For car dealers, car auctions are a necessarily evil. To maintain inventory, car dealers must invest time and money traveling to a location where they must battle simultaneous bidding lanes and fellow dealers in an attempt to snag the best autos with nary a glimpse under the hood. But ACV is bringing auto dealers into the digital age with online auctions.
Auto dealers don’t get to pick their inventory from a catalog or from snazzy marketing materials delivered personally from a sales representative. Building and maintaining inventory for an auto dealership requires travel to a remote location, partaking in chaotic and competitive auctions and significant logistics expenses. But that is changing in the digital age: enter ACV.
ACV is a digital auto dealer app, allowing auto dealers to view, bid and purchase car inventory via online auctions. The company appointed former Synacor Founder George Chamoun as its CEO and received $5 million in funding from a group of venture capital companies on Sept. 19.
ACV held its first auctions a year ago and won $1 million in the 43North business plan competition in Oct. 2015. The company has tripled its workforce, according to Buffalo News, and plans to expand from its base in Buffalo to the larger markets of Cleveland and Pittsburgh.
In the U.S. alone, there are over 9 million dealer-to-dealer wholesale transactions a year. Automotive dealers typically auction off about half of the cars that consumers bring them to other dealers, and the other half are sold on their lot.
Those wholesale cars must be transported to physical auctions, placed in lanes with an auctioneer bidding simultaneously in each lane, while harried dealers scurry frenziedly hoping to find the right vehicle in the right line before its number comes up for bidding. Any inspection of a car amounts to a second’s glance underneath for rust and, at a stretch, opening the door to look inside. Oh, and then all of the spoils must be transported back to the buyer’s lot.

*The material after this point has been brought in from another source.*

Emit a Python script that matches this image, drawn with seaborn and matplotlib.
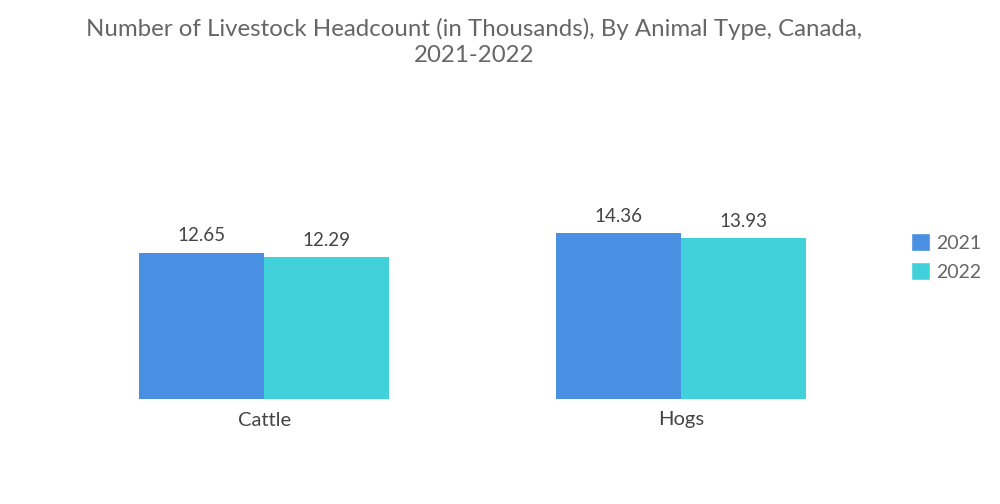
import matplotlib
matplotlib.use("Agg")
import matplotlib.pyplot as plt
import seaborn as sns
import pandas as pd
from matplotlib.patches import Patch

categories = ["Cattle", "Hogs"]
years = ["2021", "2022"]
values_2021 = [12.65, 14.36]
values_2022 = [12.29, 13.93]
colors = ["#4A90E2", "#40D1DA"]

df = pd.DataFrame({
    "Animal": categories * 2,
    "Year": [years[0]] * 2 + [years[1]] * 2,
    "Value": values_2021 + values_2022,
})

sns.set_theme(style="white")
plt.rcParams["font.family"] = ["Lato", "DejaVu Sans"]

fig = plt.figure(figsize=(10, 5.04), dpi=100)
ax = fig.add_axes([0.056, 1 - 399 / 504, 0.833, (399 - 110) / 504])
sns.barplot(data=df, x="Animal", y="Value", hue="Year", palette=colors,
            width=0.6, ax=ax, legend=False, saturation=1, linewidth=0)
ax.set_xlim(-0.5, 1.5)
ax.set_ylim(0, 25.0)
for c in ax.containers:
    ax.bar_label(c, labels=[f"{v:.2f}" for v in c.datavalues], padding=6,
                 fontsize=13.5, color="#444444")
for s in ax.spines.values():
    s.set_visible(False)
ax.set_yticks([])
ax.set_xlabel("")
ax.set_ylabel("")
ax.tick_params(axis="x", length=0, pad=9, labelsize=14.5, labelcolor="#444444")

fig.text(0.474, 0.965, "Number of Livestock Headcount (in Thousands), By Animal Type, Canada,\n2021-2022",
         ha="center", va="top", fontsize=17.3, color="#666666", linespacing=1.3)

handles = [Patch(facecolor=colors[i], label=years[i]) for i in range(2)]
fig.legend(handles=handles, loc="center left", bbox_to_anchor=(0.893, 0.49),
           frameon=False, fontsize=14, handlelength=1.0, handleheight=1.0,
           handletextpad=0.3, labelspacing=0.55, labelcolor="#666666")

fig.savefig("out.png", dpi=100)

With the ACV model, a 20-minute auction is conducted right from the dealer’s lot. A car gets traded in, and there is an instant auction. The app sends a notification to dealers, for example: “Right now, BMW X5, 110K miles.” And the dealer can start bidding on the car.
ACV performs a vehicle inspection and provides 30–40 photos online of each car in its “vehicle conditioning report,” which reduces the buyer’s risk in buying a vehicle sight-unseen. According to Chamoun: “Our customers have found their average reconditioning cost has gone down with ACV, the opposite of what you might think, because of a thorough vehicle conditioning report provided with the app.”

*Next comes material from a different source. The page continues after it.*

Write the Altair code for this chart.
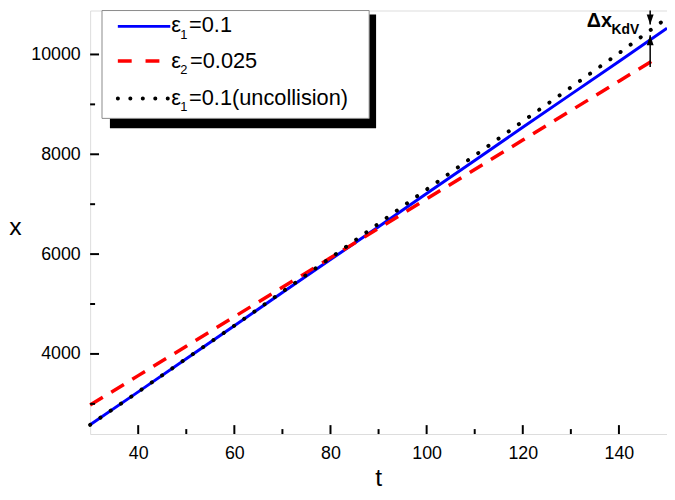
import altair as alt
import pandas as pd

# ---- data ----
t_vals = [30, 40, 50, 60, 70, 80, 90, 100, 110, 120, 130, 140, 150]
blue_vals = [2580, 3240, 3905, 4565, 5230, 5890, 6550, 7215, 7875, 8540, 9200, 9860, 10525]
dotted_vals = [2580, 3240, 3905, 4565, 5245, 5925, 6610, 7295, 7975, 8660, 9340, 10025, 10730]
t_red = [30, 40, 50, 60, 70, 80, 90, 100, 110, 120, 130, 140, 148]
red_vals = [2975, 3565, 4155, 4745, 5335, 5925, 6515, 7105, 7695, 8285, 8875, 9465, 9935]

x_major = [40, 60, 80, 100, 120, 140]
x_minor = [50, 70, 90, 110, 130]
y_major = [4000, 6000, 8000, 10000]
y_minor = [3000, 5000, 7000, 9000]

legend_sub = ["1", "2", "1"]
legend_rest = ["=0.1", "=0.025", "=0.1(uncollision)"]

arrow_t = [146.5]
arrow_up_top = [10880]
arrow_up_tip = [10600]
arrow_low_tip = [10383]
arrow_low_bottom = [9748]

FONT = "Liberation Sans"
W, H = 583, 428

xscale = alt.Scale(domain=[30, 150], nice=False, zero=False)
yscale = alt.Scale(domain=[2395, 10880], nice=False, zero=False)

xaxis = alt.Axis(values=x_major, ticks=False, domain=False, grid=False, format="d",
                 labelPadding=11, labelFontSize=18, labelFont=FONT, labelColor="black",
                 title="t", titleFont=FONT, titleFontSize=25, titleFontWeight="normal",
                 titleColor="black", titleX=291, titleY=52, titleBaseline="alphabetic",
                 titleAlign="center")
yaxis = alt.Axis(values=y_major, ticks=False, domain=False, grid=False, format="d",
                 labelPadding=10, labelFontSize=18, labelFont=FONT, labelColor="black",
                 title="x", titleFont=FONT, titleFontSize=25, titleFontWeight="normal",
                 titleColor="black", titleAngle=0, titleX=-76, titleY=218,
                 titleAlign="center", titleBaseline="middle")

X = alt.X("t:Q", scale=xscale, axis=xaxis)
Y = alt.Y("v:Q", scale=yscale, axis=yaxis)

df_blue = pd.DataFrame({"t": t_vals, "v": blue_vals})
df_dot = pd.DataFrame({"t": t_vals, "v": dotted_vals})
df_red = pd.DataFrame({"t": t_red, "v": red_vals})

blue = alt.Chart(df_blue).mark_line(color="#0000ff", strokeWidth=3).encode(x=X, y=Y)
red = alt.Chart(df_red).mark_line(color="#ff0000", strokeWidth=3.5, strokeDash=[15, 10]).encode(x=X, y=Y)
dot = alt.Chart(df_dot).mark_line(color="black", strokeWidth=4, strokeDash=[0.1, 12.5],
                                  strokeCap="round").encode(x=X, y=Y)

# inward ticks
xt_major = alt.Chart(pd.DataFrame({"t": x_major})).mark_rule(color="black", strokeWidth=2).encode(
    x=X, y=alt.value(H), y2=alt.value(H - 9))
xt_minor = alt.Chart(pd.DataFrame({"t": x_minor})).mark_rule(color="black", strokeWidth=2).encode(
    x=X, y=alt.value(H), y2=alt.value(H - 5))
yt_major = alt.Chart(pd.DataFrame({"v": y_major})).mark_rule(color="black", strokeWidth=2).encode(
    y=Y, x=alt.value(0), x2=alt.value(9))
yt_minor = alt.Chart(pd.DataFrame({"v": y_minor})).mark_rule(color="black", strokeWidth=2).encode(
    y=Y, x=alt.value(0), x2=alt.value(5))

# legend box with shadow
shadow = alt.Chart(pd.DataFrame({"a": [0]})).mark_rect(color="black").encode(
    x=alt.value(20), x2=alt.value(289), y=alt.value(4), y2=alt.value(119))
box = alt.Chart(pd.DataFrame({"a": [0]})).mark_rect(fill="white", stroke="#8a8a8a", strokeWidth=1).encode(
    x=alt.value(12), x2=alt.value(282), y=alt.value(0), y2=alt.value(109))

row_y = [16, 51, 89]
line_styles = [
    dict(color="#0000ff", strokeWidth=3),
    dict(color="#ff0000", strokeWidth=3.5, strokeDash=[14, 14]),
    dict(color="black", strokeWidth=4, strokeDash=[0.1, 12.5], strokeCap="round"),
]
legend_layers = []
for i in range(3):
    ry = row_y[i]
    base_y = ry + 6 + (1 if i == 1 else 0)
    legend_layers.append(
        alt.Chart(pd.DataFrame({"a": [0]})).mark_rule(**line_styles[i]).encode(
            x=alt.value(28), x2=alt.value(81 if i != 1 else 70), y=alt.value(ry)))
    legend_layers.append(
        alt.Chart(pd.DataFrame({"s": ["ε"]})).mark_text(
            font=FONT, fontSize=22, align="left", baseline="alphabetic", color="black").encode(
            text="s:N", x=alt.value(82), y=alt.value(base_y)))
    legend_layers.append(
        alt.Chart(pd.DataFrame({"s": [legend_sub[i]]})).mark_text(
            font=FONT, fontSize=13, align="left", baseline="alphabetic", color="black").encode(
            text="s:N", x=alt.value(91), y=alt.value(ry + 13)))
    legend_layers.append(
        alt.Chart(pd.DataFrame({"s": [legend_rest[i]]})).mark_text(
            font=FONT, fontSize=22, align="left", baseline="alphabetic", color="black").encode(
            text="s:N", x=alt.value(100 if i != 1 else 101), y=alt.value(base_y)))

# Delta x_KdV annotation
df_arrow = pd.DataFrame({"t": arrow_t, "v": arrow_up_top, "v2": arrow_up_tip,
                         "lt": arrow_low_tip, "lb": arrow_low_bottom})
up_shaft = alt.Chart(df_arrow).mark_rule(color="black", strokeWidth=1.5).encode(
    x=X, y=Y, y2="v2:Q")
low_shaft = alt.Chart(df_arrow).mark_rule(color="black", strokeWidth=1.5).encode(
    x=X, y=alt.Y("lt:Q", scale=yscale, axis=yaxis), y2="lb:Q")
head_down = alt.Chart(df_arrow).mark_point(
    shape="M0,0L-0.35,-1L0.35,-1Z", filled=True, color="black", size=400, opacity=1).encode(
    x=X, y=alt.Y("v2:Q", scale=yscale, axis=yaxis))
head_up = alt.Chart(df_arrow).mark_point(
    shape="M0,0L-0.35,1L0.35,1Z", filled=True, color="black", size=400, opacity=1).encode(
    x=X, y=alt.Y("lt:Q", scale=yscale, axis=yaxis))

dx_text = alt.Chart(pd.DataFrame({"s": ["Δx"]})).mark_text(
    font=FONT, fontSize=20, fontWeight="bold", align="left", baseline="alphabetic", color="black").encode(
    text="s:N", x=alt.value(502), y=alt.value(17))
kdv_text = alt.Chart(pd.DataFrame({"s": ["KdV"]})).mark_text(
    font=FONT, fontSize=14, fontWeight="bold", align="left", baseline="alphabetic", color="black").encode(
    text="s:N", x=alt.value(527), y=alt.value(24))

chart = alt.layer(
    blue, red, dot,
    xt_major, xt_minor, yt_major, yt_minor,
    up_shaft, low_shaft, head_down, head_up,
    dx_text, kdv_text,
    shadow, box, *legend_layers,
).properties(
    width=W, height=H,
    autosize=alt.AutoSizeParams(type="none"),
    padding={"left": 83, "top": 0, "right": 0, "bottom": 54},
).configure_view(
    stroke="black", strokeWidth=2
).configure(background="white")

chart.save("out.html", embed_options={"renderer": "svg", "actions": False})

Chamoun’s nuts-and-bolts perspective to the business — no fuss, no muss — makes the focus of his business all about client trust.
“We want to be the most trusted platform for dealers to buy wholesale cars. We are using mobile technology, a condition report app, notifications and streamlining logistics, all the stuff that other B2B applications do but, at the end of the day, if we are the trusted source to buy wholesale vehicles, that’s a very big business.”
Scaling is the next challenge for ACV, and Chamoun has a methodical approach to that, too. “This is a business that you build regionally, and then, you just grow one step at a time because you need to get the buyers and the sellers to show up.”
For now, ACV is focusing on the U.S. market. According to Chamoun: “Over the next six to nine months, we’ll primarily be in the Northeast and then look to expand on the East Coast, and then, we’ll start to head west. It’s not really an issue; it’s more the reality of this business.”
And as far as international markets are concerned, ACV sees possibilities a year or two either directly or indirectly with a strategic partnership.
Does ACV see any barriers to its growth?
Chamoun’s no-nonsense response is: “We’re not a medical company that needs compliance or a software company that is waiting on a patent; this is hiring the right folks, picking the right market and getting out there.”